(director: John Sturges; screenwriters: Frank Fenton/from the story by Michael Pate & Philip Rock; cinematographer: Robert Surtees; editor: George Boemler; music: Jeff Alexander; cast: William Holden (Capt. Roper), Eleanor Parker (Carla Forester), John Forsythe (Capt. John Marsh), William Demarest (Campbell), William Campbell (Cabot Young), John Lupton (Bob Bailey), Richard Anderson (Lt. Beecher), Carl Benton Reid (Col. Owens), Polly Bergen (Alice Owens), Howard McNear (Watson),Alex Montoya (Sgt. Chavez); Runtime: 98; MPAA Rating: NR; producer: Nicholas Nayfack; MGM; 1954)
“Though not one of the better Westerns it was still effective.”

Reviewed by Dennis Schwartz

A modest but fairly entertaining Western based on a story by veteran Australian-born B film actor Michael Pate and directed with a flair for the action sequences by John Sturges (“Gunfight at the O.K. Corral”). It was the first film that William Holden gets serious money as a star, after his success in Sunset Boulevard in 1950. The action is set in 1863 in the Arizona Territory during the Civil War. Fort Bravo holds a stockade for Confederate prisoners, where humanitarian Colonel Owens (Carl Benton Reid) doesn’t lock the prisoners up because to escape means fleeing across the hostile desert where the Mescalero Indians patrol and are willing to kill any white man.

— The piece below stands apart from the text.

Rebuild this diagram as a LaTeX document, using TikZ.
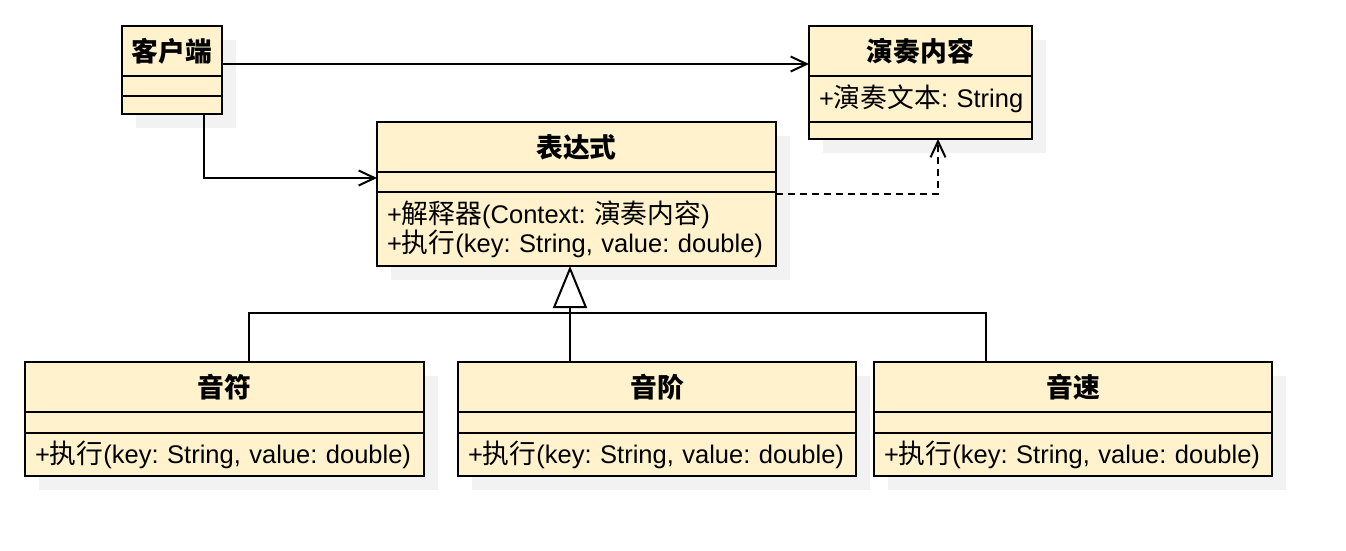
\documentclass[tikz,border=0pt]{standalone}
\usepackage{fontspec}
\setmainfont{Liberation Sans}
\newfontfamily\cjk{Noto Sans CJK SC}[Scale=1.05]
\usepackage{tikz}
\usetikzlibrary{arrows.meta}
\usetikzlibrary{positioning}
\usetikzlibrary{shadows}
\definecolor{classfill}{HTML}{FFF2CC}
\definecolor{shadowgray}{HTML}{F2F2F2}
\newcommand\umlfont{\fontsize{25.5}{29}\selectfont\frenchspacing}
\tikzset{
    classbox/.style={draw=black, fill=classfill, line width=2pt,
        inner xsep=10pt, inner ysep=0pt, outer sep=0pt, font=\umlfont,
        drop shadow={shadow xshift=14pt, shadow yshift=-14pt, fill=shadowgray, opacity=1}},
    classname/.style={classbox, font=\umlfont\bfseries, align=center},
    members/.style={classbox, align=left},
    assoc/.style={draw=black, -{Straight Barb[length=16pt,width=15pt]}},
    depend/.style={draw=black, dash pattern=on 7pt off 5pt, -{Straight Barb[length=16pt,width=15pt]}},
    inherit/.style={draw=black, -{Triangle[length=42pt,width=34pt,fill=white]}},
    treeline/.style={draw=black},
}
\begin{document}
\begin{tikzpicture}[x=1pt, y=-1pt, line width=2pt]
	\useasboundingbox (0,0) rectangle (1346,550);
	% client
	\node[classname, minimum width=100, minimum height=50] (client) at (172,51) {\cjk 客户端};
	\node[members, minimum width=100, minimum height=20, below=0pt of client] (client-attr) {};
	\node[members, minimum width=100, minimum height=18, below=0pt of client-attr] (client-ops) {};
	% context
	\node[classname, minimum width=223, minimum height=50] (context) at (920.5,51) {\cjk 演奏内容};
	\node[members, minimum width=223, minimum height=46, text width=203, below=0pt of context] (context-attr) {\mbox{+{\cjk 演奏文本}: String}};
	\node[members, minimum width=223, minimum height=17, below=0pt of context-attr] (context-ops) {};
	% expression
	\node[classname, minimum width=399, minimum height=50] (expression) at (576.5,147) {\cjk 表达式};
	\node[members, minimum width=399, minimum height=20, below=0pt of expression] (expression-attr) {};
	\node[members, minimum width=399, minimum height=74, text width=379, below=0pt of expression-attr] (expression-ops)
		{+{\cjk 解释器}(Context: {\cjk 演奏内容})\\+{\cjk 执行}(key: String, value: double)};
	%
	\node[classname, minimum width=399, minimum height=50] (note) at (224.5,387) {\cjk 音符};
	\node[members, minimum width=399, minimum height=21, below=0pt of note] (note-attr) {};
	\node[members, minimum width=399, minimum height=43, text width=379, below=0pt of note-attr] (note-ops)
		{+{\cjk 执行}(key: String, value: double)};
	%
	\node[classname, minimum width=398, minimum height=50] (pitch) at (657,387) {\cjk 音阶};
	\node[members, minimum width=398, minimum height=21, below=0pt of pitch] (pitch-attr) {};
	\node[members, minimum width=398, minimum height=43, text width=378, below=0pt of pitch-attr] (pitch-ops)
		{+{\cjk 执行}(key: String, value: double)};
	%
	\node[classname, minimum width=398, minimum height=50] (tempo) at (1073,387) {\cjk 音速};
	\node[members, minimum width=398, minimum height=21, below=0pt of tempo] (tempo-attr) {};
	\node[members, minimum width=398, minimum height=43, text width=378, below=0pt of tempo-attr] (tempo-ops)
		{+{\cjk 执行}(key: String, value: double)};
	% connectors
	\draw[assoc] ([yshift=-13pt]client.east) -- ([yshift=-13pt]context.west);
	\draw[assoc] ([xshift=32pt]client-ops.south) |- ([yshift=4pt]expression-attr.west);
	\draw[depend] ([yshift=-2pt]expression-attr.south east) -| ([xshift=17.5pt]context-ops.south);
	\draw[inherit] ([xshift=-87pt]pitch.north) -- ([xshift=-6.5pt]expression-ops.south);
	\draw[treeline] ([xshift=24.5pt]note.north) |- ([xshift=-87pt,yshift=49pt]tempo.north) -- ([xshift=-87pt]tempo.north);
\end{tikzpicture}
\end{document}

After Stan Jones sings a corny cowboy ditty called Yellow Stripes, steel-jawed cavalry Captain Roper (William Holden) brings in a horseless Rebel escapee Bob Bailey (John Lupton) while he rides his horse. This gets the disapproval of the colonel and the Confederate prisoners.

Out on a patrol, Roper rescues the stage bringing Texas beauty Carla Forester (Eleanor Parker) to Fort Bravo for the upcoming wedding to her school chum Alice Owens (Polly Bergen), the colonel’s daughter. She’s marrying the prim Lt. Beecher (Richard Anderson ), a West Point grad who disapproves of Roper’s hardnose attitude and is determined to prove he can be just as macho as Roper while still being human. It turns out that Carla has really come to free her Confederate prisoner boyfriend Captain John Marsh (John Forsythe), who chooses to take along in his projected escape to Texas gruff old-timer Sergeant Campbell (William Demarest), wise guy young soldier Cabot Young (William Campbell) and the spirited but cowardly Bailey. The escape takes place on the eve of the wedding, as the men hide in the supply wagon of a storeowner Southern sympathizer (Howard McNear). Femme fatale Carla goes along with the men because she’s rattled when the lonely Roper fell hard for her aggressive advances, used as a ploy to throw him off her tracks, and asked her hand in marriage. Carla would rather not face Roper again since she thinks she might actually love him and feels bad she made such a fool of him.

It leads to Roper going out with Lt. Beecher and a small detail to recapture the escapees, which they easily do but they all get trapped in the desert by the attacking Mescaleros. The heart of the film is to see if these enemies can band together to stave off the fierce attack by the Apaches.

Though not one of the better Westerns it was still effective. The scene where the Indians attack the outnumbered soldiers using psychological warfare and after bracketing them with lances fire a barrage of arrows into their position, though familiar as a typical Cowboy and Indian plot line, it was nevertheless ingenuously crafted. It was filmed on location in California’s Death Valley.